For 10 years Donna served as co-chair of the Paul Hastings Employment Law practice in Los Angeles, as chair of the firm’s Women’s Initiative and as chair of Global Diversity. Paul Hastings’ Employment Law practice has been named Labor & Employment Litigation Firm of the Year by The American Lawyer.
Ms. Melby recently completed a three-year term as a member of the California Judicial Council, the policy-making body of the California Judiciary, the largest in the United States. She served as the only lawyer on the California Judicial Council’s Executive and Planning Committee, Litigation Management Committee, PCLC and other committees. Immediately prior to service on the California Judicial Council, Donna served as a member of the board of directors of the National Center for State Courts for six years, followed by three years as co-chair of the National Lawyers Committee for the National Center.
Donna is the sole California lawyer to serve by appointment of the conference of chief justices on the Civil Justice Initiative Project (CJI), a national initiative focused on improving the delivery of justice in the civil courts across the United States. The CJI authored “A Call to Action,” a white paper approved by the Conference of Chief Justices in 2016.
In addition to her early invitation to fellowship with the nation’s premier trial lawyer organizations, which limits membership to the top 1% to 5% of trial lawyers, Donna is former national president, national vice president and national president-elect of the American Board of Trial Advocates, the first woman elected to serve. She is a past trustee of the ABOTA Foundation and the first female president, vice president, and president-elect of the Los Angeles Chapter of ABOTA.

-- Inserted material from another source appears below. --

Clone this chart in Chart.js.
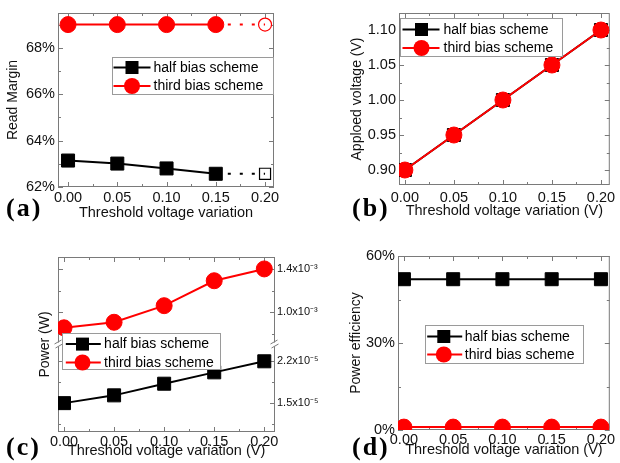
<!DOCTYPE html>
<html><head><meta charset="utf-8">
<script src="https://cdn.jsdelivr.net/npm/chart.js@4.4.1/dist/chart.umd.min.js"></script>
<style>
html,body{margin:0;padding:0;background:#fff;}
#wrap{position:relative;width:620px;height:463px;overflow:hidden;background:#fff;}
#wrap canvas{position:absolute;}
.plabel{position:absolute;font-family:"Liberation Serif","Times New Roman",serif;font-weight:bold;font-size:26px;line-height:26px;letter-spacing:2px;color:#000;}
</style></head><body>
<div id="wrap">
<canvas id="cA" width="310" height="231" style="left:0;top:0"></canvas>
<canvas id="cB" width="310" height="231" style="left:310px;top:0"></canvas>
<canvas id="cC" width="330" height="232" style="left:0;top:231px"></canvas>
<canvas id="cD" width="310" height="232" style="left:310px;top:231px"></canvas>
<div class="plabel" style="left:6px;top:195px">(a)</div>
<div class="plabel" style="left:352px;top:195px">(b)</div>
<div class="plabel" style="left:6px;top:434px">(c)</div>
<div class="plabel" style="left:352px;top:434px">(d)</div>
</div>
<script>
// ---------------- data ----------------
const thresholds = [0.00, 0.05, 0.10, 0.15, 0.20];
const seriesNames = ['half bias scheme', 'third bias scheme'];

const readMarginHalf  = [63.14, 63.01, 62.80, 62.57, 62.57];   // %
const readMarginThird = [69.0, 69.0, 69.0, 69.0, 69.0];         // %

const appliedHalf  = [0.90, 0.95, 1.00, 1.05, 1.10];            // V
const appliedThird = [0.90, 0.95, 1.00, 1.05, 1.10];            // V

const powerHalf  = [1.50e-5, 1.63e-5, 1.825e-5, 2.015e-5, 2.20e-5]; // W
const powerThird = [0.857e-3, 0.908e-3, 1.061e-3, 1.291e-3, 1.40e-3]; // W

const effHalf  = [52, 52, 52, 52, 52];   // %
const effThird = [1, 1, 1, 1, 1];        // %

const powerTopTicks  = [0.8e-3, 1.0e-3, 1.2e-3, 1.4e-3];
const powerTopLabels = ['', '1.0x10\u207B\u00B3', '', '1.4x10\u207B\u00B3'];
const powerBotTicks  = [1.15e-5, 1.5e-5, 1.85e-5, 2.2e-5];
const powerBotLabels = ['', '1.5x10\u207B\u2075', '', '2.2x10\u207B\u2075'];

// ---------------- styling ----------------
const FONT = '"Liberation Sans", Arial, Helvetica, sans-serif';
const RED = '#ff0000', BLACK = '#000000', FRAME = '#7a7a7a';
Chart.defaults.font.family = FONT;
Chart.defaults.color = '#111';
const noGrid = () => ({display: false, drawTicks: false, tickLength: 0});

const pts = vals => thresholds.map((x, i) => ({x, y: vals[i]}));

// frame with inward ticks on all sides
const framePlugin = {
  id: 'frame',
  beforeDatasetsDraw(chart, args, o) {
    const {ctx, chartArea: a} = chart;
    ctx.save();
    ctx.strokeStyle = FRAME; ctx.lineWidth = 1;
    ctx.strokeRect(a.left + 0.5, a.top + 0.5, a.right - a.left - 1, a.bottom - a.top - 1);
    ctx.beginPath();
    const xs = chart.scales[o.x];
    xs.ticks.forEach(t => {
      const p = Math.round(xs.getPixelForValue(t.value)) + 0.5;
      if (p < a.left || p > a.right) return;
      const len = t.label !== '' ? 5 : 3;
      ctx.moveTo(p, a.bottom); ctx.lineTo(p, a.bottom - len);
      ctx.moveTo(p, a.top); ctx.lineTo(p, a.top + len);
    });
    o.y.forEach(id => {
      const ys = chart.scales[id];
      ys.ticks.forEach(t => {
        const p = Math.round(ys.getPixelForValue(t.value)) + 0.5;
        if (p < ys.top - 0.5 || p > ys.bottom + 0.5) return;
        const len = t.label !== '' ? 5 : 3;
        ctx.moveTo(a.left, p); ctx.lineTo(a.left + len, p);
        ctx.moveTo(a.right, p); ctx.lineTo(a.right - len, p);
      });
    });
    ctx.stroke();
    if (o.breakAt) {
      const yb = chart.scales[o.breakAt].bottom;
      [a.left + 0.5, a.right - 0.5].forEach(xb => {
        ctx.fillStyle = '#fff';
        ctx.fillRect(xb - 2, yb - 2, 4, 4);
        ctx.beginPath();
        ctx.moveTo(xb - 4, yb - 0.5); ctx.lineTo(xb + 3, yb - 4.5);
        ctx.moveTo(xb - 3, yb + 3.5); ctx.lineTo(xb + 4, yb - 0.5);
        ctx.stroke();
      });
    }
    ctx.restore();
  }
};

// legend inside the plot, with line + marker samples
const insideLegend = {
  id: 'insideLegend',
  afterDatasetsDraw(chart, args, o) {
    const {ctx, chartArea: a} = chart;
    const bx = Math.round(a.left + o.x) + 0.5, by = Math.round(a.top + o.y) + 0.5;
    ctx.save();
    ctx.fillStyle = '#fff';
    ctx.fillRect(bx, by, o.w, o.h);
    ctx.strokeStyle = '#9a9a9a'; ctx.lineWidth = 1;
    ctx.strokeRect(bx, by, o.w, o.h);
    chart.data.datasets.slice().sort((p, q) => p.legendIndex - q.legendIndex).forEach((ds, i) => {
      const y = by + o.rows[i];
      ctx.strokeStyle = ds.borderColor; ctx.lineWidth = 2;
      ctx.beginPath(); ctx.moveTo(bx + o.l0, y); ctx.lineTo(bx + o.l1, y); ctx.stroke();
      ctx.fillStyle = ds.borderColor;
      const mx = bx + o.m;
      if (ds.pointStyle === 'rect') {
        ctx.fillRect(mx - 6.5, y - 6.5, 13, 13);
      } else {
        ctx.beginPath(); ctx.arc(mx, y, 8, 0, Math.PI * 2); ctx.fill();
      }
      ctx.fillStyle = '#000';
      ctx.font = '14px ' + FONT;
      ctx.textBaseline = 'middle'; ctx.textAlign = 'left';
      ctx.fillText(ds.label, bx + o.t, y + 0.5);
    });
    ctx.restore();
  }
};

const tickFont = {size: 14.5};
const xTitleFont = {size: 14.5};
const yTitleFont = {size: 14};

function xAxis(min, max, title, height, tickPad, titlePadBottom) {
  return {
    type: 'linear', position: 'bottom', min, max,
    grid: noGrid(), border: {display: false},
    ticks: {
      stepSize: 0.025, autoSkip: false, maxRotation: 0, includeBounds: false,
      padding: tickPad, font: tickFont, color: '#111',
      callback: v => (Math.abs(Math.round(v / 0.05) * 0.05 - v) < 1e-9 ? Math.abs(v).toFixed(2) : '')
    },
    title: {display: true, text: title, font: xTitleFont, color: '#111', padding: {top: 0, bottom: titlePadBottom}},
    afterFit: s => { s.height = height; }
  };
}

function lineDs(label, data, color, style, yAxisID, extra) {
  return Object.assign({
    label, data, borderColor: color, backgroundColor: color,
    pointBackgroundColor: color, pointBorderColor: color,
    borderWidth: 2, pointStyle: style, pointRadius: style === 'rect' ? 9.2 : 8,
    pointBorderWidth: 1, tension: 0, yAxisID,
    legendIndex: label === seriesNames[0] ? 0 : 1
  }, extra || {});
}

const commonOpts = {
  responsive: false, animation: false, devicePixelRatio: 1,
  events: [],
  plugins: {legend: {display: false}, tooltip: {enabled: false}}
};

// dotted tail + hollow marker for the last point of panel (a)
const tailExtra = (hollowRadius) => ({
  segment: {borderDash: c => (c.p1DataIndex === 4 ? [3, 9] : undefined)},
  pointBackgroundColor: c => (c.dataIndex === 4 ? 'rgba(255,255,255,0)' : c.dataset.borderColor),
  pointRadius: c => (c.dataIndex === 4 ? hollowRadius : (c.dataset.pointStyle === 'rect' ? 9.2 : 8)),
  pointBorderWidth: c => (c.dataIndex === 4 ? 1.2 : 1)
});

// ---------------- (a) Read margin ----------------
new Chart(document.getElementById('cA'), {
  type: 'line',
  data: {datasets: [
    lineDs(seriesNames[1], pts(readMarginThird), RED, 'circle', 'y', Object.assign(tailExtra(6.5), {order: 0})),
    lineDs(seriesNames[0], pts(readMarginHalf), BLACK, 'rect', 'y', Object.assign(tailExtra(7.8), {order: 1}))
  ]},
  options: Object.assign({}, commonOpts, {
    layout: {padding: {left: 0, top: 13, right: 36, bottom: 0}},
    scales: {
      x: xAxis(-0.0102, 0.2091, 'Threshold voltage variation', 44, 2, 9.3),
      y: {
        min: 62, max: 69.5,
        grid: noGrid(), border: {display: false},
        ticks: {stepSize: 1, includeBounds: false, padding: 3, font: tickFont, color: '#111',
                callback: v => (v % 2 === 0 ? v + '%' : '')},
        title: {display: true, text: 'Read Margin', font: yTitleFont, color: '#111', padding: {top: 4.6, bottom: 0}},
        afterFit: s => { s.width = 58; }
      }
    },
    plugins: Object.assign({}, commonOpts.plugins, {
      frame: {x: 'x', y: ['y']},
      insideLegend: {x: 54, y: 44, w: 161, h: 37, rows: [10, 28.5], l0: 1, l1: 38, m: 19.5, t: 41}
    })
  }),
  plugins: [framePlugin, insideLegend]
});

// ---------------- (b) Applied voltage ----------------
new Chart(document.getElementById('cB'), {
  type: 'line',
  data: {datasets: [
    lineDs(seriesNames[1], pts(appliedThird), RED, 'circle', 'y', {order: 0}),
    lineDs(seriesNames[0], pts(appliedHalf), BLACK, 'rect', 'y', {order: 1})
  ]},
  options: Object.assign({}, commonOpts, {
    layout: {padding: {left: 0, top: 13, right: 5, bottom: 0}},
    scales: {
      x: xAxis(-0.006, 0.209, 'Threshold voltage variation (V)', 46, 4.5, 11.3),
      y: {
        min: 0.8786, max: 1.1243,
        grid: noGrid(), border: {display: false},
        ticks: {stepSize: 0.025, includeBounds: false, padding: 3, font: tickFont, color: '#111',
                callback: v => (Math.abs(Math.round(v / 0.05) * 0.05 - v) < 1e-9 ? v.toFixed(2) : '')},
        title: {display: true, text: 'Apploed voltage (V)', font: yTitleFont, color: '#111', padding: {top: 38.6, bottom: 0}},
        afterFit: s => { s.width = 89; }
      }
    },
    plugins: Object.assign({}, commonOpts.plugins, {
      frame: {x: 'x', y: ['y']},
      insideLegend: {x: 1, y: 5, w: 162, h: 38, rows: [11, 29.5], l0: 2, l1: 39, m: 21, t: 43}
    })
  }),
  plugins: [framePlugin, insideLegend]
});

// ---------------- (c) Power (broken axis) ----------------
new Chart(document.getElementById('cC'), {
  type: 'line',
  data: {datasets: [
    lineDs(seriesNames[1], pts(powerThird), RED, 'circle', 'yTop', {order: 0}),
    lineDs(seriesNames[0], pts(powerHalf), BLACK, 'rect', 'yBot', {order: 1})
  ]},
  options: Object.assign({}, commonOpts, {
    layout: {padding: {left: 0, top: 26, right: 0, bottom: 0}},
    scales: {
      x: xAxis(-0.006, 0.2107, 'Threshold voltage variation (V)', 31, 1, 3.3),
      yL: {
        position: 'left', min: 0, max: 1,
        grid: noGrid(), border: {display: false},
        ticks: {display: false},
        title: {display: true, text: 'Power (W)', font: yTitleFont, color: '#111', padding: {top: 36.6, bottom: 0}},
        afterFit: s => { s.width = 58; }
      },
      yTop: {
        position: 'right', stack: 'power', stackWeight: 1,
        min: 0.703e-3, max: 1.51e-3,
        grid: noGrid(), border: {display: false},
        afterBuildTicks: s => { s.ticks = powerTopTicks.map(v => ({value: v})); },
        ticks: {autoSkip: false, padding: 2, font: {size: 11}, color: '#111',
                callback: (v, i) => powerTopLabels[i]},
        afterFit: s => { s.width = 55; }
      },
      yBot: {
        position: 'right', stack: 'power', stackWeight: 1,
        min: 1.017e-5, max: 2.481e-5,
        grid: noGrid(), border: {display: false},
        afterBuildTicks: s => { s.ticks = powerBotTicks.map(v => ({value: v})); },
        ticks: {autoSkip: false, padding: 2, font: {size: 11}, color: '#111',
                callback: (v, i) => powerBotLabels[i]},
        afterFit: s => { s.width = 55; }
      }
    },
    plugins: Object.assign({}, commonOpts.plugins, {
      frame: {x: 'x', y: ['yTop', 'yBot'], breakAt: 'yTop'},
      insideLegend: {x: 3.7, y: 75.7, w: 158, h: 36, rows: [10.6, 29], l0: 3.3, l1: 38.3, m: 20, t: 41.6}
    })
  }),
  plugins: [framePlugin, insideLegend]
});

// ---------------- (d) Power efficiency ----------------
new Chart(document.getElementById('cD'), {
  type: 'line',
  data: {datasets: [
    lineDs(seriesNames[1], pts(effThird), RED, 'circle', 'y', {order: 0}),
    lineDs(seriesNames[0], pts(effHalf), BLACK, 'rect', 'y', {order: 1})
  ]},
  options: Object.assign({}, commonOpts, {
    layout: {padding: {left: 0, top: 25, right: 5, bottom: 0}},
    scales: {
      x: xAxis(-0.006, 0.209, 'Threshold voltage variation (V)', 33, 1, 4.3),
      y: {
        min: 0, max: 60,
        grid: noGrid(), border: {display: false},
        ticks: {stepSize: 15, padding: 3, font: tickFont, color: '#111',
                callback: v => (v % 30 === 0 ? v + '%' : '')},
        title: {display: true, text: 'Power efficiency', font: yTitleFont, color: '#111', padding: {top: 37.6, bottom: 0}},
        afterFit: s => { s.width = 88; }
      }
    },
    plugins: Object.assign({}, commonOpts.plugins, {
      frame: {x: 'x', y: ['y']},
      insideLegend: {x: 27, y: 69, w: 158, h: 38, rows: [11, 29], l0: 1.7, l1: 36.7, m: 18.3, t: 39.3}
    })
  }),
  plugins: [framePlugin, insideLegend]
});
</script>
</body></html>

Donna is the recipient of the Warren Burger Award, the highest honor bestowed by the National Center for State Courts in recognition of individuals who have volunteered their time, talent and support to the improvement of the administration of justice in the state courts of the United States through extraordinary contributions of service and support to the National Center for State Courts. In 2018 Paul Hastings honored Donna with the Leonard Janofsky award for legal excellence in employment law.